Rock and pop currently pride themselves on being prosaic and predictable. Dance music, nu-metal, garage rock, manufactured pop: for the most part, they do exactly what they say on the tin. Your jaw seldom drops; your eyes seldom boggle with surprise.
It is therefore intriguing to attend a gig where there is no clue as to what might happen. Twenty-two-year-old Mike Skinner may have made one of the year's best albums with his debut as The Streets, Original Pirate Material, but it is difficult to see how it will translate to the stage. Skinner's stock-in-trade involves talking over garage-influenced beats in a voice that recalls a Brummie-fied Alan Whicker. He is a fantastic lyricist, but his tales of seedy goings-on in pub car parks hardly lend themselves to hip-hop's macho theatrics, nor to the extravagant son-et-lumière treatment of dance acts such as the Chemical Brothers. Then again, he can't just stand there and talk all night.
Or perhaps he can. Ambling onstage clutching a beer, the hands-free attachment from a mobile phone dangling around his neck, Skinner has an undeniable, indefinible charisma. It is certainly hard to tell how seriously he takes himself. He indulges in standard garage MC practices, organising call-and-response routines with the audience and shouting: "Booo!" But these routines involve encouraging the audience to shout "Mick, you fucker!" at him.
Skinner's show, however, is more than just a stand-up routine. The music is as original and parochial as his lyrics, a jagged mix of garage, drum'n'bass, hip-hop and R&B. It is sharp and self-aware: Skinner slips the chorus of The Specials' Ghost Town into the ska-influenced Let's Push Things Forward.
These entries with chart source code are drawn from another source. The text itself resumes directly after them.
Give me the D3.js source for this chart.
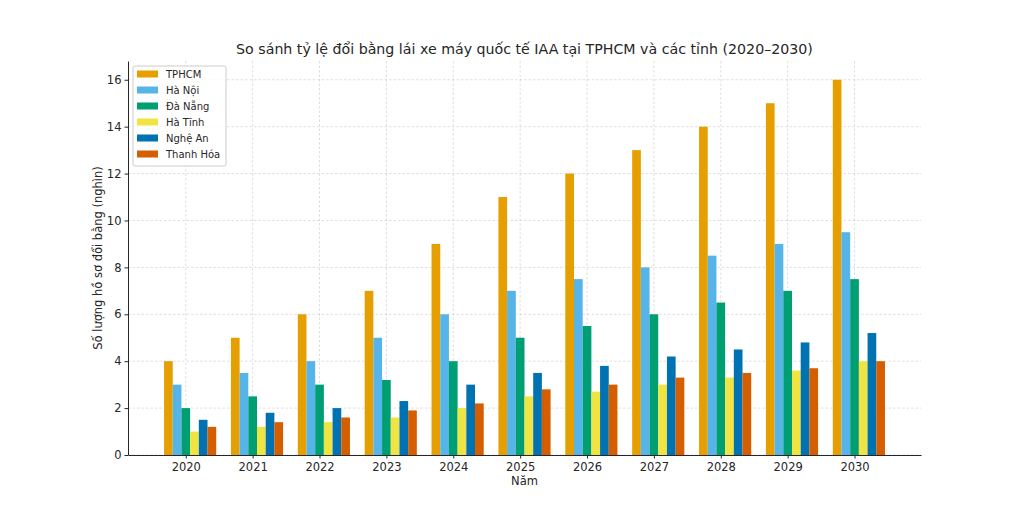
<!DOCTYPE html>
<html>
<head>
<meta charset="utf-8">
<script src="https://cdn.jsdelivr.net/npm/d3@7"></script>
<style>
  body { margin: 0; background: #fff; }
  text { font-family: "DejaVu Sans", sans-serif; fill: #262626; }
</style>
</head>
<body>
<div id="graph"></div>
<script>
var years = ["2020", "2021", "2022", "2023", "2024", "2025", "2026", "2027", "2028", "2029", "2030"];
var seriesNames = ["TPHCM", "Hà Nội", "Đà Nẵng", "Hà Tĩnh", "Nghệ An", "Thanh Hóa"];
var tphcm    = [4, 5, 6, 7, 9, 11, 12, 13, 14, 15, 16];
var haNoi    = [3, 3.5, 4, 5, 6, 7, 7.5, 8, 8.5, 9, 9.5];
var daNang   = [2, 2.5, 3, 3.2, 4, 5, 5.5, 6, 6.5, 7, 7.5];
var haTinh   = [1, 1.2, 1.4, 1.6, 2, 2.5, 2.7, 3, 3.3, 3.6, 4];
var ngheAn   = [1.5, 1.8, 2, 2.3, 3, 3.5, 3.8, 4.2, 4.5, 4.8, 5.2];
var thanhHoa = [1.2, 1.4, 1.6, 1.9, 2.2, 2.8, 3, 3.3, 3.5, 3.7, 4];
var yTicks = [0, 2, 4, 6, 8, 10, 12, 14, 16];
var colors = ["#E69F00", "#56B4E9", "#009E73", "#F0E442", "#0072B2", "#D55E00"];

var allSeries = [tphcm, haNoi, daNang, haTinh, ngheAn, thanhHoa];

var W = 1024, H = 512;
var margin = {top: 61, right: 103, bottom: 57, left: 128};
var width = W - margin.left - margin.right;
var height = H - margin.top - margin.bottom;
var barW = 0.13;

var svg = d3.select("#graph").append("svg")
    .attr("width", W)
    .attr("height", H);

var g = svg.append("g")
    .attr("transform", "translate(" + margin.left + "," + margin.top + ")");

// data extent in category units, plus 5% margins like matplotlib
var lo = -2.5 * barW, hi = (years.length - 1) + 3.5 * barW;
var pad = (hi - lo) * 0.05;
var x = d3.scaleLinear()
    .domain([lo - pad, hi + pad])
    .range([0, width]);

var y = d3.scaleLinear()
    .domain([0, 16.8])
    .range([height, 0]);

// grid
g.append("g").selectAll("line").data(yTicks).enter().append("line")
    .attr("x1", 0).attr("x2", width)
    .attr("y1", function(d) { return y(d); })
    .attr("y2", function(d) { return y(d); })
    .attr("stroke", "#b0b0b0").attr("stroke-opacity", 0.5)
    .attr("stroke-dasharray", "2.5,2").attr("stroke-width", 0.8);
g.append("g").selectAll("line").data(years).enter().append("line")
    .attr("y1", 0).attr("y2", height)
    .attr("x1", function(d, i) { return x(i); })
    .attr("x2", function(d, i) { return x(i); })
    .attr("stroke", "#b0b0b0").attr("stroke-opacity", 0.5)
    .attr("stroke-dasharray", "2.5,2").attr("stroke-width", 0.8);

// bars
allSeries.forEach(function(vals, s) {
    g.append("g").selectAll("rect").data(vals).enter().append("rect")
        .attr("x", function(d, i) { return x(i + (s - 2.5) * barW); })
        .attr("width", x(barW) - x(0))
        .attr("y", function(d) { return y(d); })
        .attr("height", function(d) { return y(0) - y(d); })
        .attr("fill", colors[s]);
});

// axes
var xAxis = d3.axisBottom(x)
    .tickValues(d3.range(years.length))
    .tickFormat(function(d) { return years[d]; })
    .tickSize(3.5).tickSizeOuter(0);
var yAxis = d3.axisLeft(y)
    .tickValues(yTicks)
    .tickSize(3.5).tickSizeOuter(0);

var gx = g.append("g").attr("transform", "translate(0," + height + ")").call(xAxis);
var gy = g.append("g").call(yAxis);
[gx, gy].forEach(function(a) {
    a.select(".domain").attr("stroke", "#262626").attr("stroke-width", 1);
    a.selectAll(".tick line").attr("stroke", "#262626");
    a.selectAll(".tick text").style("font-size", "11.5px").attr("fill", "#262626");
});
gx.selectAll(".tick text").attr("dy", "0.85em");

// labels
svg.append("text")
    .attr("x", margin.left + width / 2).attr("y", 54)
    .attr("text-anchor", "middle")
    .style("font-size", "14.2px")
    .text("So sánh tỷ lệ đổi bằng lái xe máy quốc tế IAA tại TPHCM và các tỉnh (2020–2030)");
svg.append("text")
    .attr("x", margin.left + width / 2).attr("y", 485)
    .attr("text-anchor", "middle")
    .style("font-size", "11.5px")
    .text("Năm");
svg.append("text")
    .attr("transform", "translate(102," + (margin.top + height / 2) + ") rotate(-90)")
    .attr("text-anchor", "middle")
    .style("font-size", "11.5px")
    .text("Số lượng hồ sơ đổi bằng (nghìn)");

// legend
var lg = svg.append("g").attr("transform", "translate(133,66)");
lg.append("rect")
    .attr("width", 93).attr("height", 100).attr("rx", 2)
    .attr("fill", "#fff").attr("fill-opacity", 0.8)
    .attr("stroke", "#cccccc");
seriesNames.forEach(function(n, i) {
    var row = lg.append("g").attr("transform", "translate(0," + (8 + i * 16) + ")");
    row.append("rect").attr("x", 4).attr("y", -3.5).attr("width", 21).attr("height", 7)
        .attr("fill", colors[i]);
    row.append("text").attr("x", 33).attr("y", 0).attr("dy", "0.35em")
        .style("font-size", "10px").text(n);
});
</script>
</body>
</html>
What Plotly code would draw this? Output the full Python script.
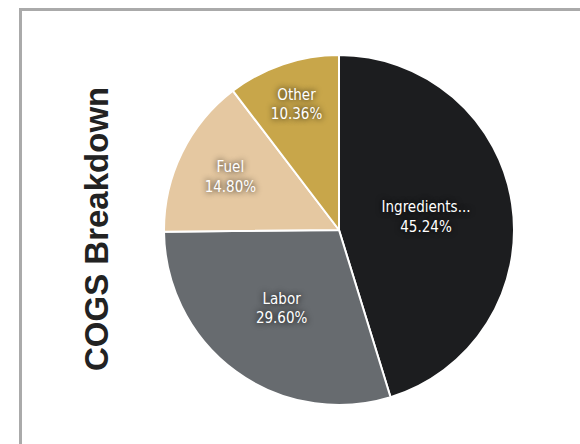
import plotly.graph_objects as go

labels = ["Ingredients...", "Labor", "Fuel", "Other"]
values = [45.24, 29.60, 14.80, 10.36]
colors = ["#1c1d1f", "#676b6f", "#e5c8a1", "#c8a64a"]
title_text = "COGS Breakdown"

W, H = 580, 444

fig = go.Figure()
fig.add_trace(go.Pie(
    labels=labels,
    values=values,
    sort=False,
    direction="clockwise",
    rotation=0,
    marker=dict(colors=colors, line=dict(color="#ffffff", width=2)),
    texttemplate="%{label}<br>%{percent:.2%}",
    textposition="inside",
    insidetextorientation="horizontal",
    textfont=dict(family="DejaVu Sans Condensed, Liberation Sans", size=15, color="#ffffff",
                  shadow="0px 0px 6px #000000"),
    hoverinfo="none",
    showlegend=False,
    domain=dict(x=[164 / W, 514 / W], y=[1 - 405 / H, 1 - 55 / H]),
))

fig.update_layout(
    width=W, height=H,
    margin=dict(l=0, r=0, t=0, b=0),
    paper_bgcolor="#ffffff",
    plot_bgcolor="#ffffff",
    uniformtext=dict(minsize=15, mode="show"),
    shapes=[
        dict(type="line", xref="paper", yref="paper", x0=20 / W, x1=1.02, y0=1 - 9.5 / H, y1=1 - 9.5 / H,
             line=dict(color="#aaaaaa", width=3)),
        dict(type="line", xref="paper", yref="paper", x0=20.5 / W, x1=20.5 / W, y0=-0.02, y1=1 - 8 / H,
             line=dict(color="#aaaaaa", width=3)),
    ],
    annotations=[
        dict(text=title_text, xref="paper", yref="paper", x=97 / W, y=1 - 229 / H,
             showarrow=False, textangle=-90, xanchor="center", yanchor="middle",
             font=dict(family="Liberation Sans", size=33, color="#222222", weight="bold")),
    ],
)

fig.write_html("out.html")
His onstage foil, singer Kevin Mark Trail, has a fantastic voice. Nevertheless, as he and Skinner sing the mournful chorus of It's Too Late, they sound engagingly like blokes howling along to a pub jukebox shortly before closing time. It is contradictory stuff. Like Skinner himself, however, it is impossible to dislike and - best of all - endlessly surprising.